There are other entities who, like ADIs, provide finance for various purposes within Australia, but are not considered to be conducting ‘banking business’ as they do not take deposits. Given there are no depositors to protect, these entities are not required to be licensed as ADIs and prudentially regulated by APRA. These non-ADI lenders currently only have to report data to APRA in certain circumstances.

Under current law, APRA has significant powers with which to address the financial stability risks posed by the lending activities of ADIs. For example, concerns in recent years about residential mortgage lending have led APRA to take specific prudential actions to reinforce sound residential mortgage lending practices by ADIs.

APRA currently has no such ability with respect to non-ADI lenders. This gap potentially undermines APRA’s ability to promote financial stability, as lending practices that APRA has curtailed or prohibited for ADIs may continue to be pursued by non-ADI lenders.

To address this gap, APRA will be given new rule making powers which apply to non-ADI lenders. These new powers will allow APRA to make rules relating to the lending activities of non-ADI lenders, where APRA has identified material risks of instability in the Australian financial system.

These powers are narrow when compared to APRA’s powers over ADIs. This is an appropriate outcome, given there are no depositors to protect in non-ADI lenders. When exercising these powers, APRA will have to consider efficiency, competition, contestability and competitive neutrality consistent with section 8 of the Australian Prudential Regulation Authority Act 1998 (APRA Act).

A separate but related issue is APRA’s ability to collect data from registrable corporations under Financial Sector (Collection of Data) Act 2001 (FSCODA). The current definition of registrable corporation in section 7 of the FSCODA has limited APRA’s ability to collect data, as corporations which engage in material lending activity are occasionally technically not required to register. This has inhibited the ability of APRA and the Council of Financial Regulators (CFR) to properly monitor the financial stability implications of the non-ADI lender sector.

APRA’s ability to collect data from non-ADI lenders will be improved by an alteration of the definition of registrable corporations in FSCODA. The new definition will seek to capture entities who engage in material lending activity, irrespective of whether it is their primary business.
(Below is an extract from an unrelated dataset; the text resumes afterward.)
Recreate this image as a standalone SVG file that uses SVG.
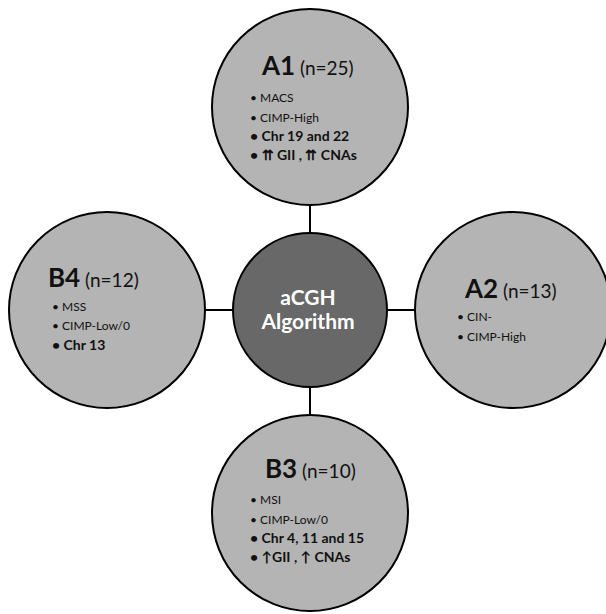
<svg xmlns="http://www.w3.org/2000/svg" width="606" height="614" viewBox="0 0 606 614">
<style>
.outer{fill:#b4b4b4;stroke:#000;stroke-width:2}
.center{fill:#686868;stroke:#000;stroke-width:2}
.conn{stroke:#000;stroke-width:2;fill:none}
text{font-family:Lato,"Liberation Sans",sans-serif;fill:#111}
.big{font-weight:bold;font-size:26px}
.n{font-size:19px}
.r{font-size:12px}
.b{font-size:14px;font-weight:bold}
.ctr{font-size:21px;font-weight:bold;fill:#fff;text-anchor:middle}
</style>
<rect width="606" height="614" fill="#fff"/>
<g id="connectors">
<line class="conn" x1="310" y1="205" x2="310" y2="233"/>
<line class="conn" x1="310" y1="387" x2="310" y2="415"/>
<line class="conn" x1="205" y1="310" x2="233" y2="310"/>
<line class="conn" x1="387" y1="310" x2="415" y2="310"/>
</g>
<g id="center">
<circle class="center" cx="310" cy="310" r="77"/>
<text class="ctr" x="308" y="305">aCGH</text>
<text class="ctr" x="308" y="329">Algorithm</text>
</g>
<g id="A1">
<circle class="outer" cx="310" cy="107" r="98"/>
<text x="262" y="75"><tspan class="big">A1</tspan><tspan class="n"> (n=25)</tspan></text>
<text class="r" x="250" y="102">• MACS</text>
<text class="r" x="250" y="122">• CIMP-High</text>
<text class="b" x="250" y="141">• Chr 19 and 22</text>
<text class="b" x="250" y="160">• ⇈ GII , ⇈ CNAs</text>
</g>
<g id="A2">
<circle class="outer" cx="513" cy="310" r="98"/>
<text x="465" y="298"><tspan class="big">A2</tspan><tspan class="n"> (n=13)</tspan></text>
<text class="r" x="457" y="321">• CIN-</text>
<text class="r" x="457" y="341">• CIMP-High</text>
</g>
<g id="B3">
<circle class="outer" cx="310" cy="513" r="98"/>
<text x="265" y="478"><tspan class="big">B3</tspan><tspan class="n"> (n=10)</tspan></text>
<text class="r" x="250" y="504">• MSI</text>
<text class="r" x="250" y="524">• CIMP-Low/0</text>
<text class="b" x="250" y="543">• Chr 4, 11 and 15</text>
<text class="b" x="250" y="562">• ↑GII , ↑ CNAs</text>
</g>
<g id="B4">
<circle class="outer" cx="107" cy="310" r="98"/>
<text x="48" y="287"><tspan class="big">B4</tspan><tspan class="n"> (n=12)</tspan></text>
<text class="r" x="52" y="311">• MSS</text>
<text class="r" x="52" y="330">• CIMP-Low/0</text>
<text class="b" x="52" y="350">• Chr 13</text>
</g>
</svg>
This will be the next tightening. The moment the legislation is passed, the current ADI macroprudential curbs will be extended to non-banks.

Comments

  1. “It is important to note that these powers do not equate to ongoing regulation by APRA of non-ADI lenders. APRA will not prudentially regulate and supervise non-ADI lenders as it does ADIs.”

    “These powers are narrow when compared to APRA’s powers over ADIs. This is an appropriate outcome, given there are no depositors to protect in non-ADI lenders”.
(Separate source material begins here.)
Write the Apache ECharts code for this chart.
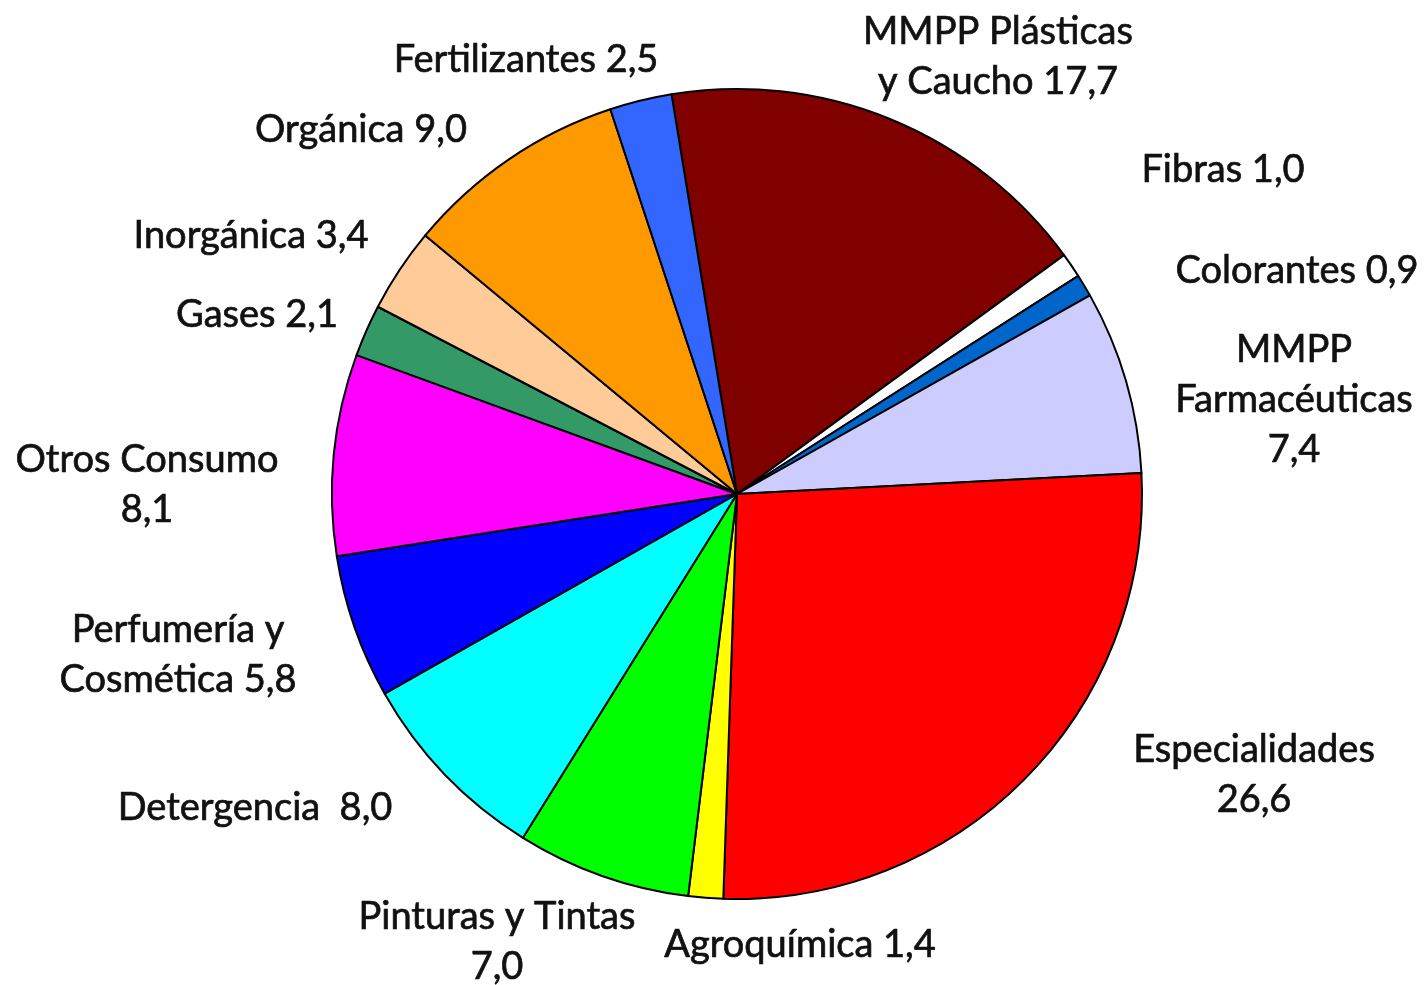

    APRA believes its role is to protect depositors from a run on a bank, not to stop people offering or accepting risky loans.

    • That is APRAs role.

      ASIC are the ones to stop people taking risky loans.
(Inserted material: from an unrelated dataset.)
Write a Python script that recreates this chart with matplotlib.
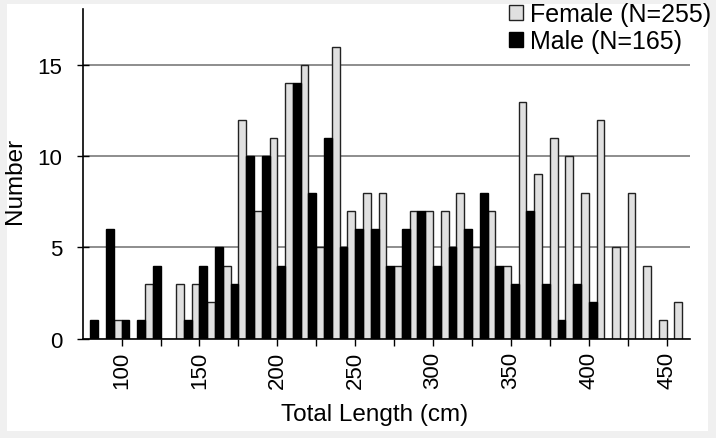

      These changes don’t look like they will cover P2P lending.

  2. The question in my mind around whether this will help or hurt is unresolved.

    Probably reduces down to the question of whether the Chinese and other foreigners will be allowed to continue buying to backfill he gap created by Australians locked out or finance. If they are – we are all doomed.

  3. Gee when will it be extended to corrupt Chinese money flooding in the county into real-estate.